What to ask when evaluating your current process
If you are reviewing your own operation, start with a specific notice type rather than the whole mailroom. Pick one document that carries legal, contractual, or regulatory significance and trace it from creation to archived proof. Can you identify the exact version sent? Can you verify the recipient data used? Can you show when it was submitted for mailing, when USPS accepted it, and what happened afterward? Can you retrieve that evidence quickly without depending on one employee's inbox or desk file?
If the answer to any of those questions is uncertain, your chain of custody is weaker than it should be.

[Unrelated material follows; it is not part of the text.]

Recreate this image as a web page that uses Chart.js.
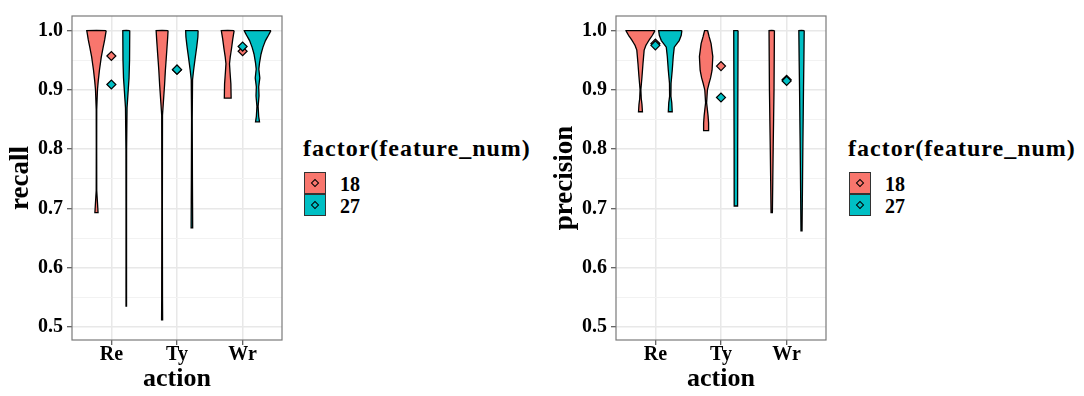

That does not always mean your current method is failing. It may mean it only works because experienced staff are compensating for process gaps. That arrangement becomes fragile when volume spikes, deadlines compress, or key employees leave.
The practical standard to aim for
A good document mailing chain of custody should let your team answer a challenge with records, not recollection. It should reduce dependence on manual logging, preserve USPS evidence in an organized way, and support retrieval long after the mailing date. Most of all, it should fit daily operations well enough that people actually use it consistently.
The strongest mailing process is not the one with the most steps. It is the one that produces dependable proof without creating new opportunities for error. When your notices carry compliance weight, chain of custody is not extra documentation. It is part of the document itself, and it deserves to be treated that way from the moment the file is submitted.